Agree with all that's said below: I've long been a fan, and, as it happens, so was the above-mentioned Monet: he called Sorolla 'Le Maitre de la Lumière'. I love a lot of Monet's work but he just couldn't do light like Sorolla !


Whoever wrote this “review” should refrain from calling himself/herself an art critic. What an embarrassing way of making a fool of oneself by showing off a total ignorance of Sorolla’s talent!

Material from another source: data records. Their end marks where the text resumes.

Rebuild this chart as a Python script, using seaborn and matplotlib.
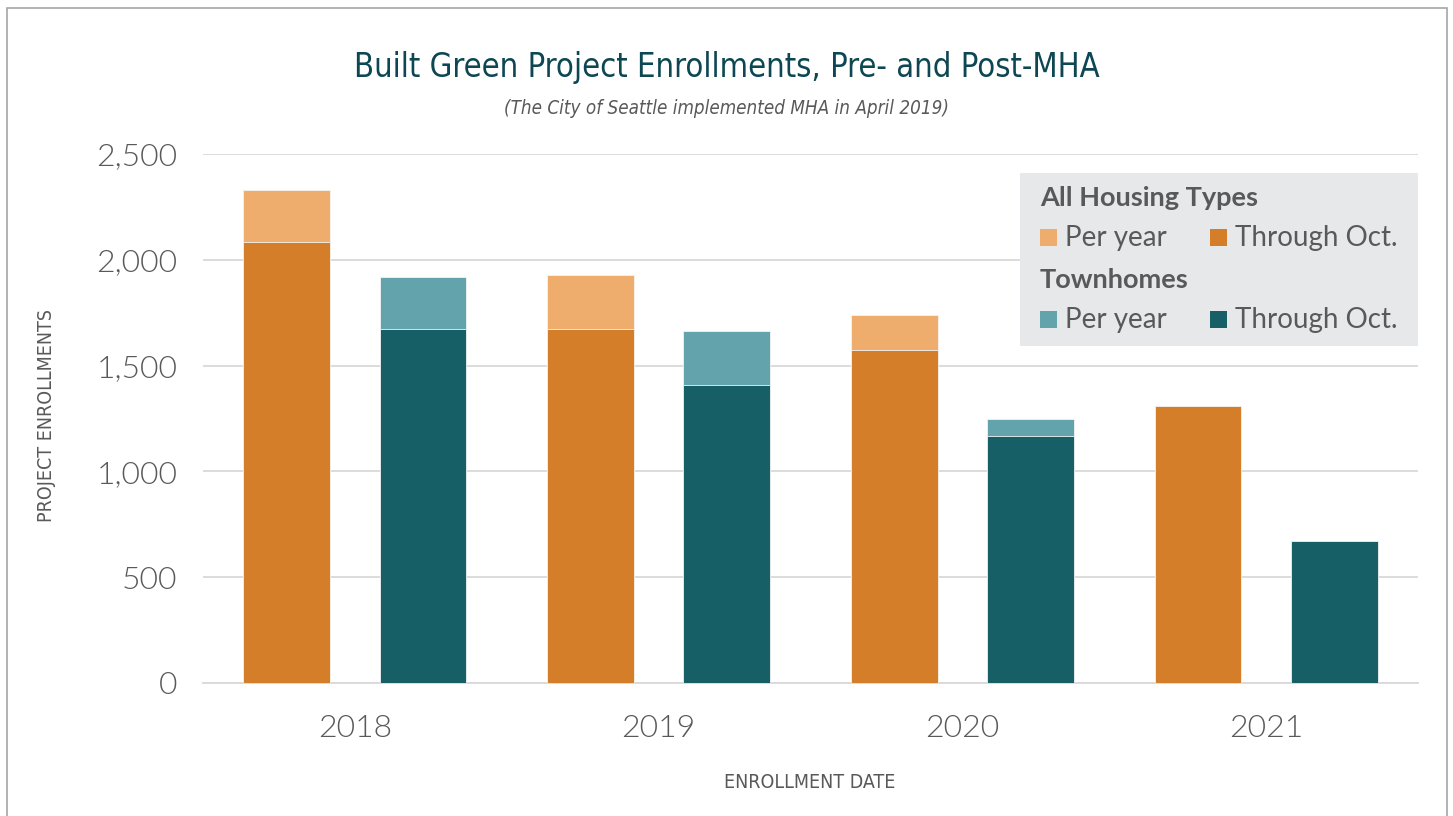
import matplotlib
matplotlib.use("Agg")
import matplotlib.pyplot as plt
import matplotlib.patches as mpatches
import numpy as np
import pandas as pd
import seaborn as sns

years = ["2018", "2019", "2020", "2021"]
groups = ["All Housing Types", "Townhomes"]
all_per_year = [2330, 1930, 1739, 1309]
all_through_oct = [2084, 1673, 1572, 1309]
town_per_year = [1919, 1662, 1248, 671]
town_through_oct = [1675, 1408, 1166, 671]
y_ticks = [0, 500, 1000, 1500, 2000, 2500]

per_year_df = pd.DataFrame({
    "year": years * 2,
    "group": [groups[0]] * 4 + [groups[1]] * 4,
    "value": all_per_year + town_per_year,
})
through_df = pd.DataFrame({
    "year": years * 2,
    "group": [groups[0]] * 4 + [groups[1]] * 4,
    "value": all_through_oct + town_through_oct,
})

sns.set_theme(style="white")
plt.rcParams["font.family"] = ["Lato", "DejaVu Sans"]

W, H = 1453, 816
fig = plt.figure(figsize=(W / 100, H / 100), dpi=100)
ax = fig.add_axes([203 / W, (H - 683) / H, (1418 - 203) / W, (683 - 154) / H])

light = {"All Housing Types": "#EEAD6D", "Townhomes": "#62A3AC"}
dark = {"All Housing Types": "#D47E29", "Townhomes": "#175F66"}

sns.barplot(data=per_year_df, x="year", y="value", hue="group", order=years,
            hue_order=groups, palette=light, width=0.896, gap=0.362, saturation=1,
            edgecolor="#F4F4F4", linewidth=0.6, ax=ax, legend=False, zorder=2)
sns.barplot(data=through_df, x="year", y="value", hue="group", order=years,
            hue_order=groups, palette=dark, width=0.896, gap=0.362, saturation=1,
            edgecolor="#F4F4F4", linewidth=0.6, ax=ax, legend=False, zorder=3)

ax.set_xlim(-0.5, 3.5)
ax.set_ylim(0, 2500)
ax.set_yticks(y_ticks)
ax.set_yticklabels([f"{v:,}" for v in y_ticks])
ax.yaxis.grid(True, color="#D9D9D9", linewidth=1.3, zorder=0)
ax.set_axisbelow(True)
for s in ["top", "right", "left"]:
    ax.spines[s].set_visible(False)
ax.spines["bottom"].set_color("#D9D9D9")
ax.spines["bottom"].set_linewidth(1.3)

ax.tick_params(axis="y", length=0, pad=18.5, labelsize=23, labelcolor="#595959")
ax.tick_params(axis="x", which="major", length=0, pad=22, labelsize=23, labelcolor="#595959")
ax.set_xticks(np.arange(-0.5, 4.0, 1.0), minor=True)
ax.tick_params(axis="x", which="minor", length=43, width=1.3, color="#D9D9D9", direction="out")
for lab in ax.get_yticklabels() + ax.get_xticklabels():
    lab.set_fontweight(300)

ax.set_xlabel("")
ax.set_ylabel("")

cond = dict(family=["DejaVu Sans"], fontstretch="condensed")
fig.text(727 / W, 1 - 68 / H, "Built Green Project Enrollments, Pre- and Post-MHA",
         ha="center", va="center", fontsize=23.5, color="#0D4753", **cond)
fig.text(727 / W, 1 - 109 / H, "(The City of Seattle implemented MHA in April 2019)",
         ha="center", va="center", fontsize=13.5, style="italic", color="#595959", **cond)
fig.text(47 / W, 1 - 415 / H, "PROJECT ENROLLMENTS", rotation=90, ha="center", va="center",
         fontsize=14, color="#595959", **cond)
fig.text(810 / W, 1 - 782 / H, "ENROLLMENT DATE", ha="center", va="center",
         fontsize=14, color="#595959", **cond)

# legend box
fig.patches.append(mpatches.Rectangle((1020 / W, 1 - 346 / H), (1418 - 1020) / W, (346 - 173) / H,
                                      transform=fig.transFigure, facecolor="#E7E8EA",
                                      edgecolor="none", zorder=5))
def fy(y):
    return 1 - y / H
fig.text(1040 / W, fy(198), "All Housing Types", ha="left", va="center", fontsize=19.5,
         fontweight="bold", color="#595959", zorder=6)
fig.text(1040 / W, fy(280), "Townhomes", ha="left", va="center", fontsize=19.5,
         fontweight="bold", color="#595959", zorder=6)
rows = [(238, light[groups[0]], dark[groups[0]]), (320, light[groups[1]], dark[groups[1]])]
for yy, c1, c2 in rows:
    for x0, c, txt in [(1040, c1, "Per year"), (1210, c2, "Through Oct.")]:
        fig.patches.append(mpatches.Rectangle((x0 / W, fy(yy + 8)), 17 / W, 17 / H,
                                              transform=fig.transFigure, facecolor=c,
                                              edgecolor="none", zorder=6))
        fig.text((x0 + 25) / W, fy(yy), txt, ha="left", va="center", fontsize=20,
                 color="#595959", zorder=6)

# outer frame
fig.patches.append(mpatches.Rectangle((7 / W, -0.01), (1447 - 7) / W, 1 - 8 / H + 0.01,
                                      transform=fig.transFigure, facecolor="none",
                                      edgecolor="#A6A6A6", linewidth=1.2, zorder=10))

fig.savefig("out.png", dpi=100)
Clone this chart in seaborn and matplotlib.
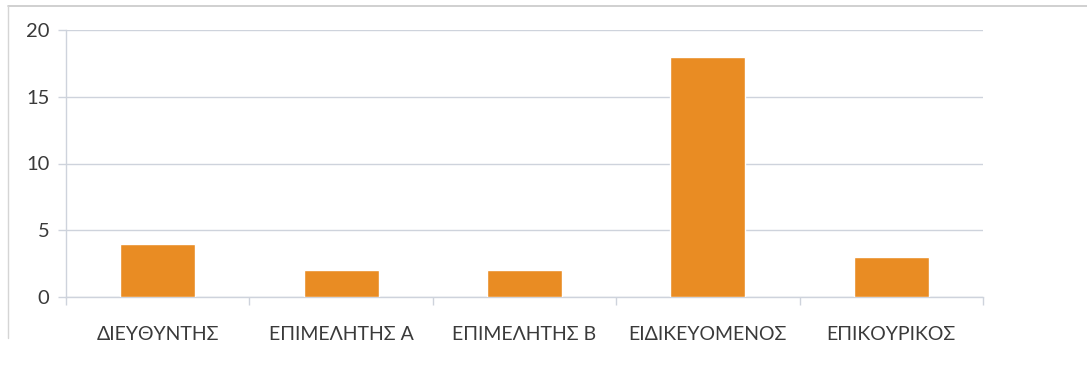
import numpy as np
import pandas as pd
import matplotlib
matplotlib.use("Agg")
import matplotlib.pyplot as plt
from matplotlib.lines import Line2D
import seaborn as sns

categories = ["ΔΙΕΥΘΥΝΤΗΣ", "ΕΠΙΜΕΛΗΤΗΣ Α", "ΕΠΙΜΕΛΗΤΗΣ Β", "ΕΙΔΙΚΕΥΟΜΕΝΟΣ", "ΕΠΙΚΟΥΡΙΚΟΣ"]
counts = [4, 2, 2, 18, 3]
y_ticks = [0, 5, 10, 15, 20]

df = pd.DataFrame({"category": categories, "count": counts})

sns.set_theme(style="white")
plt.rcParams["font.family"] = ["Lato", "DejaVu Sans"]

fig = plt.figure(figsize=(10.87, 3.77), dpi=100)
ax = fig.add_axes([66 / 1087, 1 - 297 / 377, (983 - 66) / 1087, (297 - 30) / 377])

bar_color = "#E98C23"
grid_color = "#CED3DC"
text_color = "#3A3A3A"

sns.barplot(data=df, x="category", y="count", color=bar_color, saturation=1,
            width=0.41, ax=ax, zorder=3)

ax.set_xlim(-0.5, len(categories) - 0.5)
ax.set_ylim(0, 20)
ax.set_yticks(y_ticks)
ax.set_yticklabels([str(v) for v in y_ticks])
ax.set_xlabel("")
ax.set_ylabel("")

for v in y_ticks:
    ax.axhline(v, color=grid_color, lw=1.0, zorder=1)

for side in ["top", "right"]:
    ax.spines[side].set_visible(False)
ax.spines["left"].set_color(grid_color)
ax.spines["bottom"].set_color(grid_color)
ax.spines["left"].set_linewidth(1.0)
ax.spines["bottom"].set_linewidth(1.0)

ax.set_xticks(np.arange(-0.5, len(categories)), minor=True)
ax.tick_params(axis="x", which="minor", length=6, width=1.0, color=grid_color, direction="out", bottom=True)
ax.tick_params(axis="x", which="major", length=0, pad=21, labelsize=14, labelcolor=text_color)
ax.tick_params(axis="y", which="major", length=6, width=1.0, color=grid_color, direction="out", left=True,
               pad=6, labelsize=14.5, labelcolor=text_color)

# thin frame edge around the chart area
fig.add_artist(Line2D([8 / 1087, 1.0], [1 - 6 / 377, 1 - 6 / 377], color="#C8C8C8", lw=1.2,
                      transform=fig.transFigure))
fig.add_artist(Line2D([8 / 1087, 8 / 1087], [1 - 6 / 377, 1 - 338 / 377], color="#D5D5D5", lw=1.0,
                      transform=fig.transFigure))

fig.savefig("out.png", dpi=100, facecolor="white")
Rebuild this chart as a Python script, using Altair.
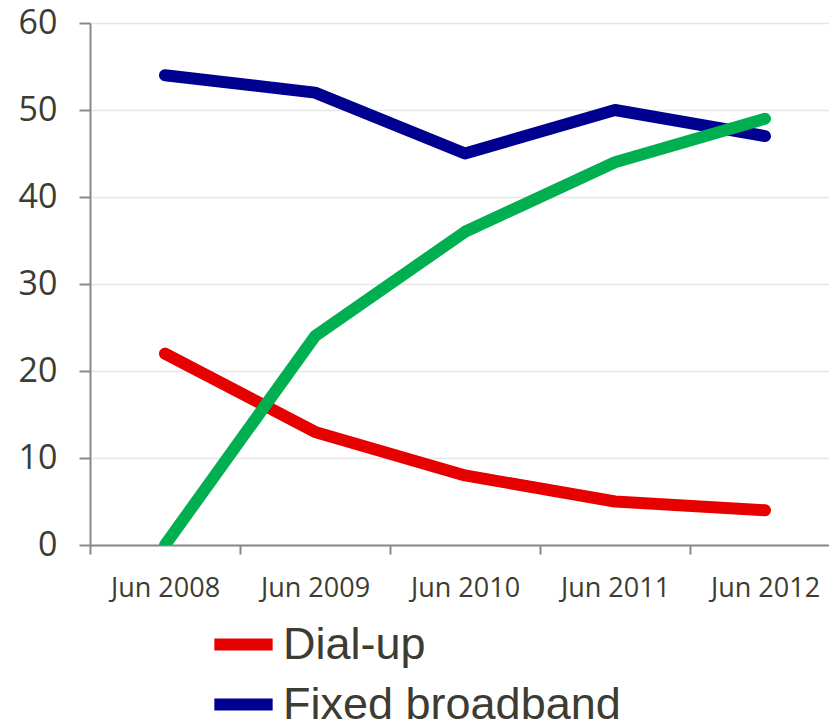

Sorolla might not be widely known in the UK, but he is absolutely appreciated in the rest of Europe, especially in France, Italy and, of course, Spain, let alone in the US where he was commissioned by New York’s Hispanic Society of America to paint a series of painting known as the Provinces of Spain collection which depict in a unique and beautiful way scenes of everyday life in early 20th century Spain.


Sorolla is one of the truly greats Spanish artists of all times and one of the greatest of the 19th century, you won't find anybody else depicting light as good as he does.


Eddy Frankel, I understand you need to write a critique (and I have enjoyed some of your other posts) but if you are not well up on the subject please refrain, he IS a great painter, not a just good painter gets a solo exhibition at The National Gallery.


Do not miss this exhibition, the selection of the pieces has been beautifully selected to give you a taste of all that Sorolla was, and still is. 


And if you ever find yourself in Madrid, don't miss the opportunity to visit his museum, Museo Sorolla, a lovely spot in the middle of a wonderful city.


Sorolla is one of thre greatest artists of the 19th century, far more talenetd than Monet. Do not miss this exhibition, and ingore the total ignorance of critics, who have been force-fed a view of art. They are nothing but repeaters.